Ces loricae ont également un aspect magique. Ce
sont réellement des incantations. Plus que des prières au
sens romain du terme, c'est-à-dire des méditations, ce sont
avant tout des charmes destinés à fléchir la volonté
de Dieu et lui faire accomplir les actions qu'on lui demande. Il y a dans
ces loricae quelque chose de commun avec le redoutable geis celtique, cette
incantation magique qu'on lançait parfois sur quelqu'un et dont
le caractère était obligatoire sous peine de mort, de honte
ou de rejet de la communauté.
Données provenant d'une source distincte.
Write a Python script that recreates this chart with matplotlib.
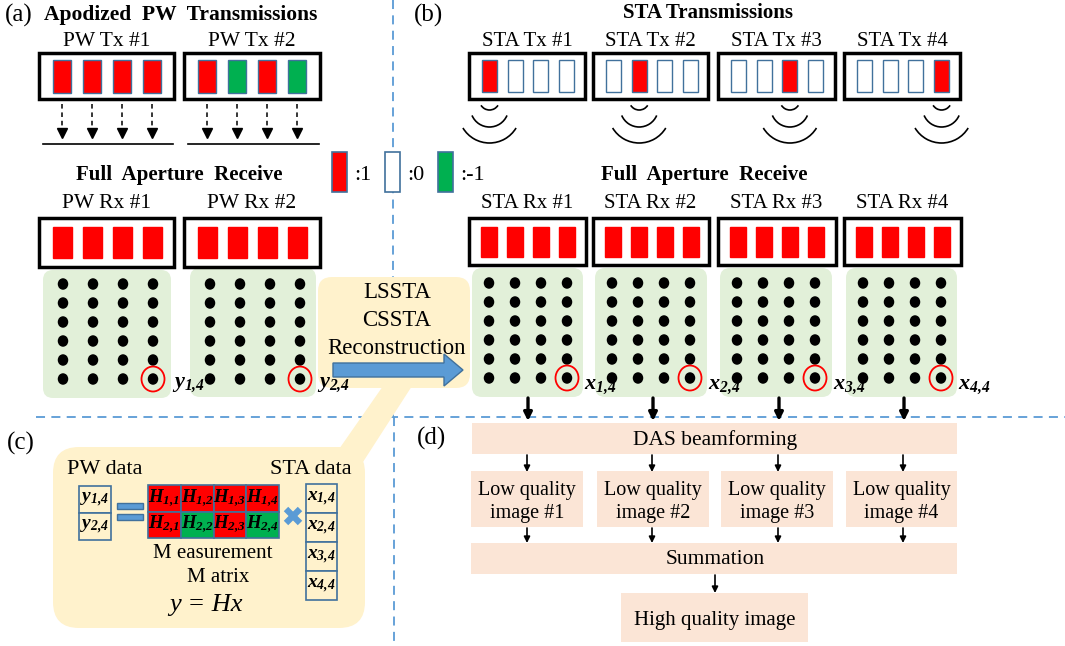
import matplotlib.pyplot as plt
from matplotlib.patches import Rectangle, FancyBboxPatch, Ellipse, Arc, Polygon, FancyArrow

plt.rcParams['font.family'] = 'Liberation Serif'
plt.rcParams['mathtext.fontset'] = 'custom'
plt.rcParams['mathtext.rm'] = 'Liberation Serif:bold:italic'
plt.rcParams['mathtext.it'] = 'Liberation Serif:bold:italic'
plt.rcParams['mathtext.bf'] = 'Liberation Serif:bold:italic'

# element weights: 1 -> red, 0 -> off, -1 -> green
pw_tx_codes = [[1, 1, 1, 1], [1, -1, 1, -1]]
sta_tx_codes = [[1, 0, 0, 0], [0, 1, 0, 0], [0, 0, 1, 0], [0, 0, 0, 1]]
pw_tx_titles = ['PW Tx #1', 'PW Tx #2']
pw_rx_titles = ['PW Rx #1', 'PW Rx #2']
sta_tx_titles = ['STA Tx #1', 'STA Tx #2', 'STA Tx #3', 'STA Tx #4']
sta_rx_titles = ['STA Rx #1', 'STA Rx #2', 'STA Rx #3', 'STA Rx #4']
pw_labels = [r'$y_{1{,}4}$', r'$y_{2{,}4}$']
sta_labels = [r'$x_{1{,}4}$', r'$x_{2{,}4}$', r'$x_{3{,}4}$', r'$x_{4{,}4}$']
legend_codes = [1, 0, -1]
legend_labels = [':1', ':0', ':-1']
recon_lines = ['LSSTA', 'CSSTA', 'Reconstruction']
lq_titles = ['Low quality\nimage #1', 'Low quality\nimage #2',
             'Low quality\nimage #3', 'Low quality\nimage #4']
n_rows = 6

RED = '#ff0000'
GREEN = '#00b050'
EDGE = '#41719c'
BLUE = '#5b9bd5'
PANEL = '#e2f0d9'
YELLOW = '#fff2cc'
PEACH = '#fbe5d6'
code_color = {1: RED, 0: 'white', -1: GREEN}

fig = plt.figure(figsize=(10.65, 6.46), dpi=100)
ax = fig.add_axes([0, 0, 1, 1])
ax.set_xlim(0, 1065)
ax.set_ylim(646, 0)
ax.axis('off')


def rect(x0, y0, x1, y1, **kw):
    ax.add_patch(Rectangle((x0, y0), x1 - x0, y1 - y0, **kw))


def rbox(x0, y0, x1, y1, r, color, z=1):
    ax.add_patch(FancyBboxPatch((x0, y0), x1 - x0, y1 - y0,
                                boxstyle=f'round,pad=0,rounding_size={r}',
                                fc=color, ec='none', zorder=z))


def txt(x, y, s, size, **kw):
    kw.setdefault('ha', 'center')
    kw.setdefault('va', 'center')
    ax.text(x, y, s, fontsize=size, **kw)


def array_box(x0, x1, y0, y1, centers, codes, ew, eh, edge=EDGE):
    rect(x0, y0, x1, y1, fc='white', ec='black', lw=2.5, zorder=2)
    yc = (y0 + y1) / 2
    for xc, c in zip(centers, codes):
        ec = RED if (edge == 'self' and c == 1) else EDGE
        rect(xc - ew / 2, yc - eh / 2, xc + ew / 2, yc + eh / 2,
             fc=code_color[c], ec=ec, lw=1.0, zorder=3)


def dot_panel(x0, x1, y0, y1, cols, rows, label, label_dy=5):
    rbox(x0, y0, x1, y1, 10, PANEL)
    for yy in rows:
        for xx in cols:
            ax.add_patch(Ellipse((xx, yy), 10.5, 11.5, fc='black', ec='none', zorder=3))
    ax.add_patch(Ellipse((cols[-1], rows[-1]), 23, 25, fc='none', ec=RED, lw=1.3, zorder=4))
    txt(x1 + 1, rows[-1] + label_dy, label, 16, ha='left')


# panel separators
dash = dict(color=BLUE, lw=1.3, dashes=(5, 3.5), zorder=0.5)
ax.plot([393, 393], [0, 417], **dash)
ax.plot([394, 394], [417, 646], **dash)
ax.plot([36, 1065], [417, 417], **dash)

# ---- (a) apodized plane-wave transmissions
txt(5, 15, '(a)', 18, ha='left')
txt(44, 15, 'Apodized  PW  Transmissions', 15.5, ha='left', fontweight='bold')
a_boxes = [(39, 174), (184, 320)]
for k, (x0, x1) in enumerate(a_boxes):
    centers = [x0 + 23 + 30 * i for i in range(4)]
    txt((x0 + x1) / 2, 42, pw_tx_titles[k], 15.5)
    array_box(x0, x1, 53, 99, centers, pw_tx_codes[k], 18, 33)
    for xc in centers:
        ax.plot([xc, xc], [104, 129], color='black', lw=1.1, dashes=(3, 2.5))
        ax.plot(xc, 133, marker='v', color='black', markersize=6.5)
    ax.plot([x0 + 4, x1 - 1], [144, 144], color='black', lw=1.2)

txt(179, 175, 'Full  Aperture  Receive', 15, fontweight='bold')
a_panels = [(43, 171, 270, 398), (190, 316, 268, 397)]
rows = [284 + 19 * r for r in range(n_rows)]
for k, (x0, x1) in enumerate(a_boxes):
    centers = [x0 + 23 + 30 * i for i in range(4)]
    txt((x0 + x1) / 2, 203, pw_rx_titles[k], 15.5)
    array_box(x0, x1, 218, 267, centers, [1, 1, 1, 1], 19, 31, edge='self')
    px0, px1, py0, py1 = a_panels[k]
    cols = [px0 + 20 + 30 * i for i in range(4)]
    dot_panel(px0, px1, py0, py1, cols, rows, pw_labels[k])

# code legend
legend_x = [332, 385, 438]
for lx, c, lab in zip(legend_x, legend_codes, legend_labels):
    rect(lx, 152, lx + 15, 192, fc=code_color[c], ec=EDGE, lw=1.2, zorder=3)
    txt(lx + 22, 175, lab, 16, ha='left')

# reconstruction callout
rbox(318, 277, 470, 388, 14, YELLOW)
ax.add_patch(Polygon([(383, 386), (412, 386), (363, 462), (330, 462)],
                     closed=True, fc=YELLOW, ec='none', zorder=1))
for i, line in enumerate(recon_lines):
    txt(397, 293 + 27.5 * i, line, 16.5, zorder=5)
ax.add_patch(FancyArrow(333, 370, 130, 0, width=14, head_width=32, head_length=19,
                        length_includes_head=True, fc=BLUE, ec=EDGE, lw=1, zorder=4))

# ---- (b) synthetic transmit aperture
txt(414, 15, '(b)', 18, ha='left')
txt(708, 13, 'STA Transmissions', 15, fontweight='bold')
b_boxes = [(469, 585), (593, 708), (718, 835), (844, 960)]
for k, (x0, x1) in enumerate(b_boxes):
    centers = [x0 + 20.5 + 25.7 * i for i in range(4)]
    txt((x0 + x1) / 2, 42, sta_tx_titles[k], 15)
    array_box(x0, x1, 53, 99, centers, sta_tx_codes[k], 15, 32)
    wx = centers[sta_tx_codes[k].index(1)]
    for cy, r, half in [(100, 10, 58), (108, 19, 67), (112, 31, 59)]:
        ax.add_patch(Arc((wx, cy), 2 * r, 2 * r, theta1=90 - half, theta2=90 + half,
                         color='black', lw=1.2))

txt(704, 175, 'Full  Aperture  Receive', 15, fontweight='bold')
b_panels = [(472, 583), (595, 707), (720, 832), (846, 957)]
rows_b = [283 + 19 * r for r in range(n_rows)]
for k, (x0, x1) in enumerate(b_boxes):
    centers = [x0 + 20 + 26 * i for i in range(4)]
    txt((x0 + x1) / 2, 203, sta_rx_titles[k], 15)
    array_box(x0, x1 + 1, 218, 265, centers, [1, 1, 1, 1], 16, 30, edge='self')
    px0, px1 = b_panels[k]
    cols = [px0 + 17 + 26 * i for i in range(4)]
    dot_panel(px0, px1, 268, 397, cols, rows_b, sta_labels[k], label_dy=9)

# ---- (c) measurement model
txt(7, 443, '(c)', 18, ha='left')
rbox(53, 447, 365, 628, 26, YELLOW)
txt(105, 470, 'PW data', 16)
txt(311, 470, 'STA data', 16)
for i, lab in enumerate(pw_labels):
    rect(79, 486 + 27 * i, 111, 513 + 27 * i, fc=YELLOW, ec=EDGE, lw=1.2, zorder=2)
    txt(95, 499.5 + 27 * i, lab, 14, zorder=3)
for yy in (503, 514):
    rect(117, yy, 143, yy + 6, fc=BLUE, ec=EDGE, lw=1, zorder=2)
cw, ch = 32.75, 26.5
for i, row in enumerate(pw_tx_codes):
    for j, c in enumerate(row):
        x0 = 148 + cw * j
        y0 = 485 + ch * i
        rect(x0, y0, x0 + cw, y0 + ch, fc=code_color[c], ec=EDGE, lw=1.2, zorder=2)
        txt(x0 + cw / 2, y0 + ch / 2, rf'$H_{{{i + 1}{{,}}{j + 1}}}$', 13.5, zorder=3)
ax.plot([286, 300], [509, 523], color=BLUE, lw=4.5, solid_capstyle='butt', zorder=3)
ax.plot([286, 300], [523, 509], color=BLUE, lw=4.5, solid_capstyle='butt', zorder=3)
for i, lab in enumerate(sta_labels):
    rect(306, 484 + 29 * i, 337, 513 + 29 * i, fc=YELLOW, ec=EDGE, lw=1.2, zorder=2)
    txt(321.5, 498.5 + 29 * i, lab, 14, zorder=3)
txt(213, 553, 'M easurement', 15)
txt(218, 578, 'M atrix', 15)
txt(206, 605, 'y = Hx', 19, fontstyle='italic')

# ---- (d) beamforming pipeline
txt(417, 438, '(d)', 18, ha='left')
top_arrow_x = [528, 653, 779, 904]
for xx in top_arrow_x:
    ax.annotate('', xy=(xx, 421), xytext=(xx, 398),
                arrowprops=dict(arrowstyle='-|>', lw=2.4, color='black',
                                mutation_scale=12, shrinkA=0, shrinkB=0))
rect(472, 423, 957, 454, fc=PEACH, ec='none')
txt(715, 440, 'DAS beamforming', 15.5)
lq_boxes = [(471, 583), (597, 709), (721, 833), (846, 957)]
for k, (x0, x1) in enumerate(lq_boxes):
    xc = top_arrow_x[k]
    rect(x0, 471, x1, 527, fc=PEACH, ec='none')
    txt((x0 + x1) / 2, 502, lq_titles[k], 14.5, linespacing=1.35)
    for ya, yb in [(455, 472), (528, 543)]:
        ax.annotate('', xy=(xc - 1, yb), xytext=(xc - 1, ya),
                    arrowprops=dict(arrowstyle='-|>', lw=1.2, color='black',
                                    mutation_scale=9, shrinkA=0, shrinkB=0))
rect(471, 543, 957, 574, fc=PEACH, ec='none')
txt(715, 560, 'Summation', 15.5)
ax.annotate('', xy=(715, 593), xytext=(715, 575),
            arrowprops=dict(arrowstyle='-|>', lw=1.2, color='black',
                            mutation_scale=9, shrinkA=0, shrinkB=0))
rect(621, 593, 808, 642, fc=PEACH, ec='none')
txt(715, 620, 'High quality image', 15)

fig.savefig('out.png', dpi=100)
Par certains aspects, ces loricae
sont en fait des prières contre Dieu. Encore une fois, nous
retrouvons, à travers cette pratique, le souci des moines celtes
d'être avant tout des héros capables, par le dépassement
et la force intérieure, de modifier le destin. L'idée n'est
pas chrétienne. Il ne s'agit pas de soumission à la volonté
divine: au contraire, le but recherché est de soumettre Dieu à
la volonté humaine. C'est un thème qui est de toute évidence
druidique, et que l'on retrouve dans la pensée d'un Pélage,
pour qui, seule la volonté pouvait permettre à l'homme de
se sauver.
D'ailleurs, ces loricae, comme le fameux «jeûne
contre Dieu» de Patrick et des grands saints irlandais, ont des affinités
avec des rituels magiques en usage dans le chamanisme. Ces loricae remontent
très loin dans la préhistoire des Celtes. Et elles ont survécu
dans des formules liturgiques, les litanies notamment, ainsi que dans des
prières populaires. Comme on leur a attribué des vertus particulières
à différentes époques, et qu'elles ont été
rejetées par le clergé officiel, elles ont été
récupérées bien souvent par les sorciers de village
et par les guérisseurs de toutes sortes, lesquels affirment toujours,
même à notre époque, que leur pouvoir de guérison
provient d'une formule qu'ils récitent en «touchant»
le malade, formule bien entendu secrète et qu'ils ne transmettent
qu'à un successeur désigné ou choisi par eux.
- Jean Markale
Matthieu 6:7 En priant, ne multipliez pas de vaines paroles,
comme les païens, qui s'imaginent qu'à force de paroles,
ils seront exaucés. 8 Ne leur ressemblez pas, car votre Père
sait de quoi vous avez besoin, avant que vous le lui demandiez.
1Jean 5:14 Nous avons auprès de lui cette assurance,
que si nous demandons quelque chose selon sa volonté, il nous écoute.
15 Et si nous savons qu'il nous écoute, quelque chose que
nous demandions, nous savons que nous possédons la chose que nous
lui avons demandée.
Manifestement, les moines celtes et les catholiques qui
les ont imité par après avec leurs litanies ont mis en oubli
cet avertissement de Jésus. Il est tout à fait prétentieux
de penser faire fléchir Dieu à force de lui répéter
sans cesse les mêmes choses, il n'est tout de même pas le juge
inique de la parabole.
Plutôt, l'attitude du chrétien dans la prière
est celle qu'avait Jésus, qui était prêt à mettre
sa volonté de côté pour faire celle de son Père.